The US government warns of a critical security flaw in Linux and urges users to patch it immediately
The U.S. Cybersecurity and Infrastructure Security Agency (CISA) has added a new flaw to its Known Exploited Vulnerabilities (KEV) catalog, flagging exploits in the wild and giving federal agencies a patch deadline.
The vulnerability is described as a use-after-free flaw, found in Linux kernels from 5.14.21 through 6.6.14. Popular Linux distributions such as Debian and Ubuntu appear to be particularly vulnerable.

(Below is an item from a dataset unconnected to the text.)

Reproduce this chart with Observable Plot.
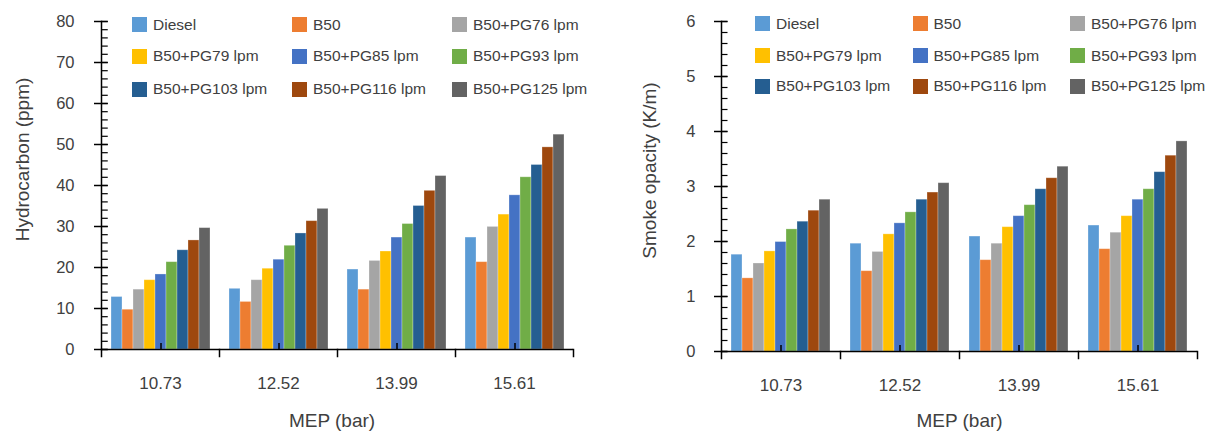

A use-after-free vulnerability is a type of memory corruption bug that occurs when a program continues to use a pointer after the memory it points to has been freed. This can lead to various unpredictable behaviors, including crashes, data corruption and, most importantly, security breaches such as arbitrary code execution.
Time to patch
In this specific scenario, threat actors could exploit the vulnerability to achieve local escalation of privilege, granting users with basic access administrative privileges.
The good news is that kernels version 6.4 and newer, with specific configurations (such as CONFIG_INIT_ON_ALLOC_DEFAULT_ON=y) do not appear to be affected. Additionally, the exploit requires user namespaces and nf_tables to be enabled, which are default settings in many distributions.
The vulnerability has been given a CVSS score of 7.8, indicating high severity. However, patches became available for most distributions in February 2024, meaning a quick and easy fix is available and no complicated workarounds are required.
With the latest addition to the KEV catalog, federal agencies have until June 20 to apply the patch and secure their buildings, or stop using vulnerable programs completely.
Although CISA typically only alerts government agencies, this does not mean that private sector organizations should ignore the alert. Instead, all Linux users should be careful not to keep vulnerable kernels running, as many threat actors won’t be particularly picky about their targets.